╭─ Data extract

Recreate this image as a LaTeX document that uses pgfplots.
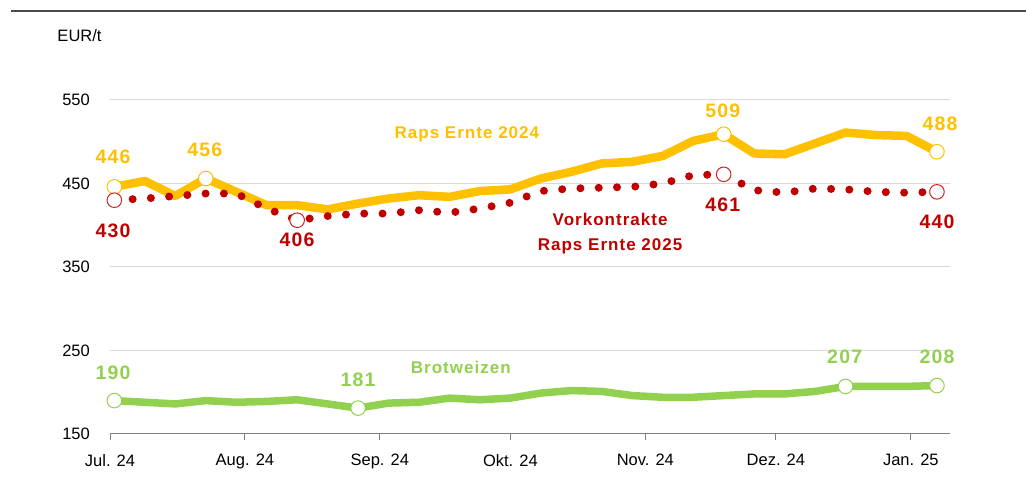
\documentclass[border=0pt]{standalone}
\usepackage{fontspec}
\setmainfont{Liberation Sans}
\newfontfamily\lblfont[LetterSpace=6]{Liberation Sans}
\usepackage{pgfplots}
\pgfplotsset{compat=1.18}
\definecolor{raps}{HTML}{FFC000}
\definecolor{vork}{HTML}{C00000}
\definecolor{weiz}{HTML}{92D050}
\pgfplotstableread{
x raps vork weiz
1 446 430 190
8 453 432 188
15 435 435 186
22 456 438 190
29 440 438 188
36 424 420 189
43 424 406 191
50 419 411 186
57 426 414 181
64 432 414 187
71 436 418 188
78 434 415 193
85 441 420 191
92 443 427 193
99 456 441 199
106 464 444 202
113 474 445 201
120 476 446 196
127 483 450 194
134 501 460 194
141 509 461 196
148 486 442 198
155 485 439 198
162 498 444 201
169 511 443 207
176 508 440 207
183 507 439 207
190 488 440 208
}\datatable
\begin{document}
\begin{tikzpicture}[x=1pt,y=1pt]
\path[use as bounding box] (0,0) rectangle (1026,492);
\draw[color=black!70, line width=1.5pt] (11,481) -- (1026,481);
\node[font=\fontsize{16.5}{18}\selectfont, inner sep=0pt] at (79.5,456) {EUR/t};
\begin{axis}[
  at={(110pt,58pt)}, anchor=south west,
  scale only axis, width=840pt, height=334pt,
  xmin=0, xmax=193, ymin=150, ymax=550,
  axis x line*=bottom, axis y line*=left,
  y axis line style={draw=none},
  x axis line style={color=black!50, line width=1pt},
  xtick={0,31,62,92,123,153,184},
  xticklabels={Jul. 24, Aug. 24, Sep. 24, Okt. 24, Nov. 24, Dez. 24, Jan. 25},
  ytick={150,250,350,450,550},
  ymajorgrids, grid style={color=black!15, line width=1pt},
  xtick align=outside,
  x tick style={color=black!50, line width=1pt}, major tick length=6pt,
  y tick style={draw=none},
  tick label style={font=\fontsize{16.5}{18}\selectfont},
  /pgf/number format/assume math mode=true,
  yticklabel style={inner sep=0pt, anchor=east, xshift=-20pt},
  xticklabel style={inner sep=0pt, anchor=north, yshift=-14pt},
  clip=false,
]
\addplot[weiz, line width=7.5pt, line join=round, line cap=round] table[x=x, y=weiz] {\datatable};
\addplot[raps, line width=8.5pt, line join=round, line cap=round] table[x=x, y=raps] {\datatable};
\addplot[vork, line width=8pt, line cap=round, dash pattern=on 0pt off 18.3pt] table[x=x, y=vork] {\datatable};
\addplot[only marks, mark=*, mark size=7.3pt, mark options={fill=white, draw=weiz, line width=1pt}] coordinates {(1,190) (57,181) (169,207) (190,208)};
\addplot[only marks, mark=*, mark size=7.3pt, mark options={fill=white, draw=raps, line width=1pt}] coordinates {(1,446) (22,456) (141,509) (190,488)};
\addplot[only marks, mark=*, mark size=7.3pt, mark options={fill=white, draw=vork!85, line width=1pt}] coordinates {(1,430) (43,406) (141,461) (190,440)};
% value labels
\begin{scope}[every node/.style={font=\lblfont\bfseries\fontsize{19.5}{22}\selectfont, inner sep=0pt}]
\node[text=raps] at (axis cs:0.7,482.4) {446};
\node[text=raps] at (axis cs:21.8,490.8) {456};
\node[text=raps] at (axis cs:140.8,537.6) {509};
\node[text=raps] at (axis cs:190.7,522) {488};
\node[text=vork] at (axis cs:0.7,393.6) {430};
\node[text=vork] at (axis cs:43,382.8) {406};
\node[text=vork] at (axis cs:140.8,424.8) {461};
\node[text=vork] at (axis cs:190,404.4) {440};
\node[text=weiz] at (axis cs:0.7,223.2) {190};
\node[text=weiz] at (axis cs:57,214.8) {181};
\node[text=weiz] at (axis cs:168.8,242.4) {207};
\node[text=weiz] at (axis cs:190,242.4) {208};
\end{scope}
\begin{scope}[every node/.style={font=\lblfont\bfseries\fontsize{17}{25}\selectfont, inner sep=0pt}]
\node[text=raps] at (axis cs:82,508.8) {Raps Ernte 2024};
\node[text=vork, align=center] at (axis cs:114.9,389.4) {Vorkontrakte\\Raps Ernte 2025};
\node[text=weiz] at (axis cs:80.6,229.2) {Brotweizen};
\end{scope}
\end{axis}
\end{tikzpicture}
\end{document}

╰─

Exercise: All of the lines above should be retyped precisely, apart from the pictures.

Result of this task:
Recreate this image as a LaTeX document that uses pgfplots.
\documentclass[border=0pt]{standalone}
\usepackage{fontspec}
\setmainfont{Liberation Sans}
\newfontfamily\lblfont[LetterSpace=6]{Liberation Sans}
\usepackage{pgfplots}
\pgfplotsset{compat=1.18}
\definecolor{raps}{HTML}{FFC000}
\definecolor{vork}{HTML}{C00000}
\definecolor{weiz}{HTML}{92D050}
\pgfplotstableread{
x raps vork weiz
1 446 430 190
8 453 432 188
15 435 435 186
22 456 438 190
29 440 438 188
36 424 420 189
43 424 406 191
50 419 411 186
57 426 414 181
64 432 414 187
71 436 418 188
78 434 415 193
85 441 420 191
92 443 427 193
99 456 441 199
106 464 444 202
113 474 445 201
120 476 446 196
127 483 450 194
134 501 460 194
141 509 461 196
148 486 442 198
155 485 439 198
162 498 444 201
169 511 443 207
176 508 440 207
183 507 439 207
190 488 440 208
}\datatable
\begin{document}
\begin{tikzpicture}[x=1pt,y=1pt]
\path[use as bounding box] (0,0) rectangle (1026,492);
\draw[color=black!70, line width=1.5pt] (11,481) -- (1026,481);
\node[font=\fontsize{16.5}{18}\selectfont, inner sep=0pt] at (79.5,456) {EUR/t};
\begin{axis}[
  at={(110pt,58pt)}, anchor=south west,
  scale only axis, width=840pt, height=334pt,
  xmin=0, xmax=193, ymin=150, ymax=550,
  axis x line*=bottom, axis y line*=left,
  y axis line style={draw=none},
  x axis line style={color=black!50, line width=1pt},
  xtick={0,31,62,92,123,153,184},
  xticklabels={Jul. 24, Aug. 24, Sep. 24, Okt. 24, Nov. 24, Dez. 24, Jan. 25},
  ytick={150,250,350,450,550},
  ymajorgrids, grid style={color=black!15, line width=1pt},
  xtick align=outside,
  x tick style={color=black!50, line width=1pt}, major tick length=6pt,
  y tick style={draw=none},
  tick label style={font=\fontsize{16.5}{18}\selectfont},
  /pgf/number format/assume math mode=true,
  yticklabel style={inner sep=0pt, anchor=east, xshift=-20pt},
  xticklabel style={inner sep=0pt, anchor=north, yshift=-14pt},
  clip=false,
]
\addplot[weiz, line width=7.5pt, line join=round, line cap=round] table[x=x, y=weiz] {\datatable};
\addplot[raps, line width=8.5pt, line join=round, line cap=round] table[x=x, y=raps] {\datatable};
\addplot[vork, line width=8pt, line cap=round, dash pattern=on 0pt off 18.3pt] table[x=x, y=vork] {\datatable};
\addplot[only marks, mark=*, mark size=7.3pt, mark options={fill=white, draw=weiz, line width=1pt}] coordinates {(1,190) (57,181) (169,207) (190,208)};
\addplot[only marks, mark=*, mark size=7.3pt, mark options={fill=white, draw=raps, line width=1pt}] coordinates {(1,446) (22,456) (141,509) (190,488)};
\addplot[only marks, mark=*, mark size=7.3pt, mark options={fill=white, draw=vork!85, line width=1pt}] coordinates {(1,430) (43,406) (141,461) (190,440)};
% value labels
\begin{scope}[every node/.style={font=\lblfont\bfseries\fontsize{19.5}{22}\selectfont, inner sep=0pt}]
\node[text=raps] at (axis cs:0.7,482.4) {446};
\node[text=raps] at (axis cs:21.8,490.8) {456};
\node[text=raps] at (axis cs:140.8,537.6) {509};
\node[text=raps] at (axis cs:190.7,522) {488};
\node[text=vork] at (axis cs:0.7,393.6) {430};
\node[text=vork] at (axis cs:43,382.8) {406};
\node[text=vork] at (axis cs:140.8,424.8) {461};
\node[text=vork] at (axis cs:190,404.4) {440};
\node[text=weiz] at (axis cs:0.7,223.2) {190};
\node[text=weiz] at (axis cs:57,214.8) {181};
\node[text=weiz] at (axis cs:168.8,242.4) {207};
\node[text=weiz] at (axis cs:190,242.4) {208};
\end{scope}
\begin{scope}[every node/.style={font=\lblfont\bfseries\fontsize{17}{25}\selectfont, inner sep=0pt}]
\node[text=raps] at (axis cs:82,508.8) {Raps Ernte 2024};
\node[text=vork, align=center] at (axis cs:114.9,389.4) {Vorkontrakte\\Raps Ernte 2025};
\node[text=weiz] at (axis cs:80.6,229.2) {Brotweizen};
\end{scope}
\end{axis}
\end{tikzpicture}
\end{document}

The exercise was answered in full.